How Russia stumbled into a winning strategy to undermine the West
As the Kremlin’s strategists look across the globe, they have reason to rejoice.
By Oscar Jonsson
Best Defense office of Kremlinology
As the Kremlin’s strategists look across the globe, they have reason to rejoice. It is not because their economic or military strategy will deliver any game-changing wins soon. Nor is it only about Donald Trump occupying the White House. Rather, it is their discovery that where the Russian regime can offset the West is political and ideological, through the promotion of nationalist anti-Westernism.
In the West, the community oriented to liberal values, democracy, and the rule of law is shrinking, while the community of nationalists suspicious of that agenda is growing. It also seems to like Russia. This anti-Western tide did not, of course, originate in Russia. Nor is it masterminded from there. However, its promotion is Russia’s strongest bet in the international arena.
The origins of the Russian stance were in the Kremlin’s reaction to the Color Revolutions. In response to them, President Putin adopted an approach of domestic repression and counter-revolutionary tactics. This ranged from promoting a youth organisation, Nashi, to increasing restrictions on political competition and NGOs, as well as a clampdown on broadcast and social media.
There also was a counter-revolutionary offensive that was aimed at the core of the West’s appeal to the Color Revolution. This offensive promoted networks of extremist political and “non”-governmental organizations, corruption and the expulsion of traditional values, together with a vast internal and external information offensive, all aiming to weaken the West’s core.
This strategy is also reflected in Russia’s Syrian campaign. The Russian Armed Forces have consistently targeted civilians and seldom targeted the Islamic State. While not necessarily being the primary objective, it increases the heavy flow of refugees to Europe. This both seems to help pro-Russian nationalists across Europe and increase the risk for more terror attacks, which threatens a vicious but symbiotic cycle of the two. Turkey’s abrogation of the migrant deal with the EU could only increase this pressure in time for the French and German elections.
The Western challenges are largely internal, but they are thoroughly exploited where possible and an impact of +/-1 percent on an election can be the difference between a Donald Trump or not. The Russian KGB-defector Yuri Bezmenov stated that 85 percent of KGB actions were active measures or ideological subversion and the remaining 15 percent intelligence-gathering. It is not unlikely that the focus of Russian intelligence agencies is similar today.

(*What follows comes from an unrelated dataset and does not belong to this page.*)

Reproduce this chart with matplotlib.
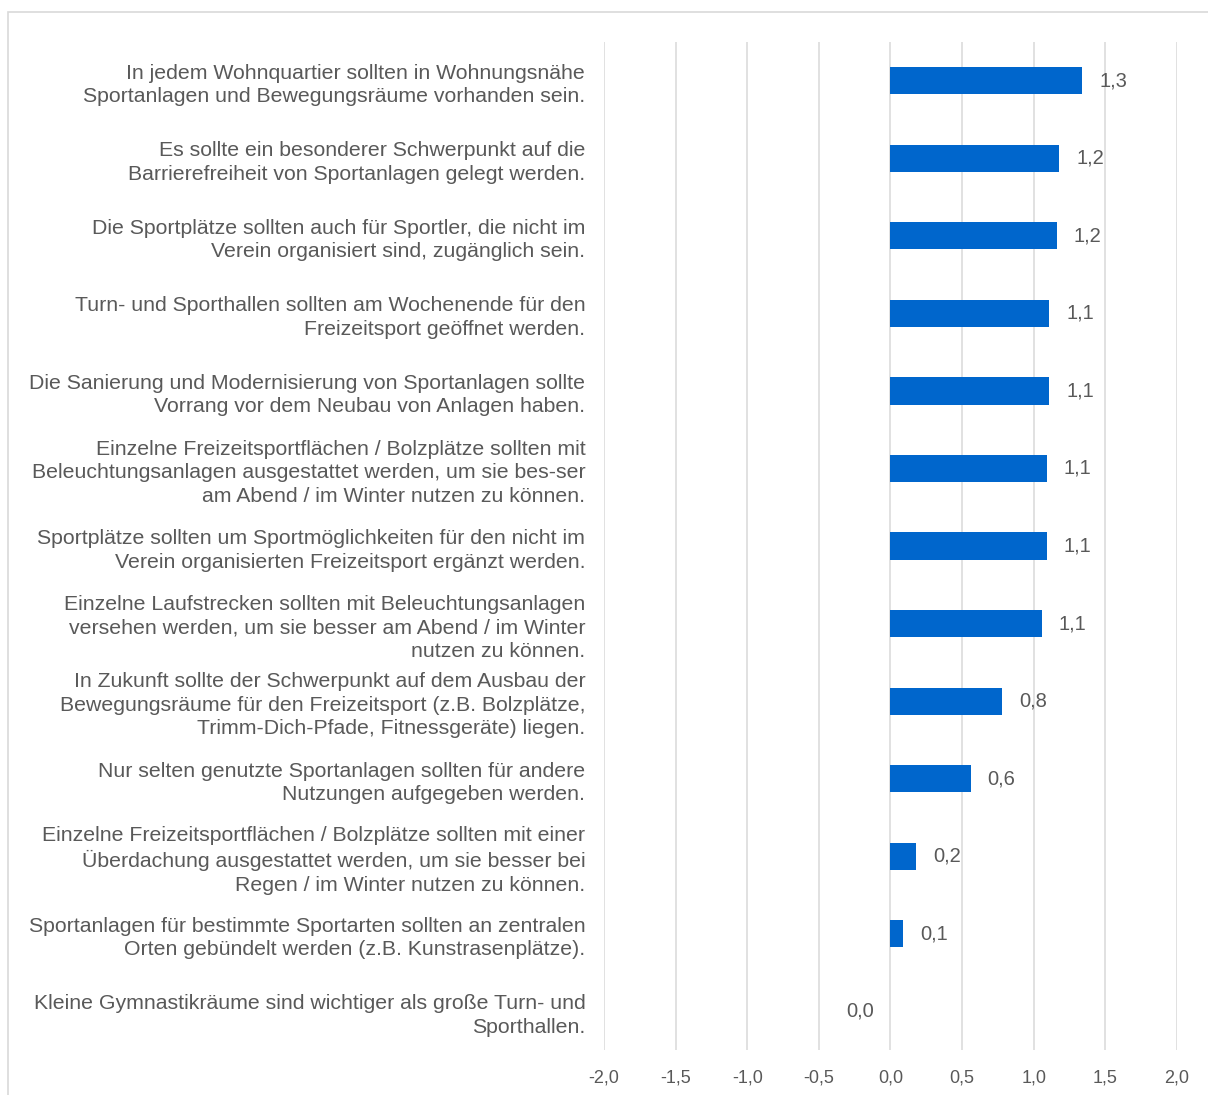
import numpy as np
import matplotlib.pyplot as plt
from matplotlib.patches import Rectangle

plt.rcParams['font.family'] = ['Liberation Sans', 'DejaVu Sans']

# Aussagen (von oben nach unten) und Mittelwerte der Zustimmung
aussagen = [
    "In jedem Wohnquartier sollten in Wohnungsnähe\nSportanlagen und Bewegungsräume vorhanden sein.",
    "Es sollte ein besonderer Schwerpunkt auf die\nBarrierefreiheit von Sportanlagen gelegt werden.",
    "Die Sportplätze sollten auch für Sportler, die nicht im\nVerein organisiert sind, zugänglich sein.",
    "Turn- und Sporthallen sollten am Wochenende für den\nFreizeitsport geöffnet werden.",
    "Die Sanierung und Modernisierung von Sportanlagen sollte\nVorrang vor dem Neubau von Anlagen haben.",
    "Einzelne Freizeitsportflächen / Bolzplätze sollten mit\nBeleuchtungsanlagen ausgestattet werden, um sie bes-ser\nam Abend / im Winter nutzen zu können.",
    "Sportplätze sollten um Sportmöglichkeiten für den nicht im\nVerein organisierten Freizeitsport ergänzt werden.",
    "Einzelne Laufstrecken sollten mit Beleuchtungsanlagen\nversehen werden, um sie besser am Abend / im Winter\nnutzen zu können.",
    "In Zukunft sollte der Schwerpunkt auf dem Ausbau der\nBewegungsräume für den Freizeitsport (z.B. Bolzplätze,\nTrimm-Dich-Pfade, Fitnessgeräte) liegen.",
    "Nur selten genutzte Sportanlagen sollten für andere\nNutzungen aufgegeben werden.",
    "Einzelne Freizeitsportflächen / Bolzplätze sollten mit einer\nÜberdachung ausgestattet werden, um sie besser bei\nRegen / im Winter nutzen zu können.",
    "Sportanlagen für bestimmte Sportarten sollten an zentralen\nOrten gebündelt werden (z.B. Kunstrasenplätze).",
    "Kleine Gymnastikräume sind wichtiger als große Turn- und\nSporthallen.",
]
mittelwerte = [1.34, 1.18, 1.16, 1.11, 1.11, 1.09, 1.09, 1.06, 0.78, 0.56, 0.18, 0.09, 0.0]
x_ticks = [-2.0, -1.5, -1.0, -0.5, 0.0, 0.5, 1.0, 1.5, 2.0]

blau = "#0066CC"
grau_text = "#595959"
grau_linie = "#D9D9D9"


def fmt_de(v):
    return f"{v:.1f}".replace(".", ",").replace("-0,0", "0,0")


fig = plt.figure(figsize=(12.08, 10.95), dpi=100, facecolor="white")
ax = fig.add_axes([0.5, 0.0411, 0.4743, 0.9205])

y = np.arange(len(aussagen))
ax.barh(y, mittelwerte, height=0.35, color=blau, zorder=3)

for yi, v in zip(y, mittelwerte):
    if v > 0:
        ax.annotate(fmt_de(v), (v, yi), xytext=(12, 0), textcoords="offset points",
                    ha="left", va="center", fontsize=14.5, color=grau_text)
    else:
        ax.annotate(fmt_de(v), (v, yi), xytext=(-12, 0), textcoords="offset points",
                    ha="right", va="center", fontsize=14.5, color=grau_text)

ax.set_xlim(-2.0, 2.0)
ax.set_ylim(len(aussagen) - 0.5, -0.5)
ax.set_xticks(x_ticks)
ax.set_xticklabels([fmt_de(t) for t in x_ticks], fontsize=13)
ax.set_yticks(y)
ax.set_yticklabels(aussagen, linespacing=1.3, fontsize=15.3)
ax.tick_params(axis="both", length=0, labelcolor=grau_text)
ax.tick_params(axis="x", pad=14)
ax.tick_params(axis="y", pad=13.5)
for lab in ax.get_yticklabels():
    lab.set_horizontalalignment("right")
ax.grid(axis="x", color=grau_linie, linewidth=1.1, zorder=0)
for s in ax.spines.values():
    s.set_visible(False)

# dünner Rahmen um das Diagramm
fig.patches.append(Rectangle((8 / 1208, -0.1), 1.2, 1 - 12 / 1095 + 0.1,
                             transform=fig.transFigure, fill=False,
                             edgecolor=grau_linie, linewidth=1.2))

fig.savefig("out.png", dpi=100, facecolor="white")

Beyond the well-covered Russian interference in the U.S. election, this can be exemplified by the former Wikileaks-activist who recently described how Wikileaks seems to be connected to Russia. It could be less of a surprise though, given its increasing tendency to support the Russian narrative and, after the U.S. elections, notably targeting German, French, and Dutch mainstream politicians.
The tables have turned. The threat from the West that Russia saw in the mid-2000s has now been molded to a seemingly successful counter-strategy. It is targeting the ideological foundation of the West through political, ideological, and informational operations with relative impunity. And it seems to be going well.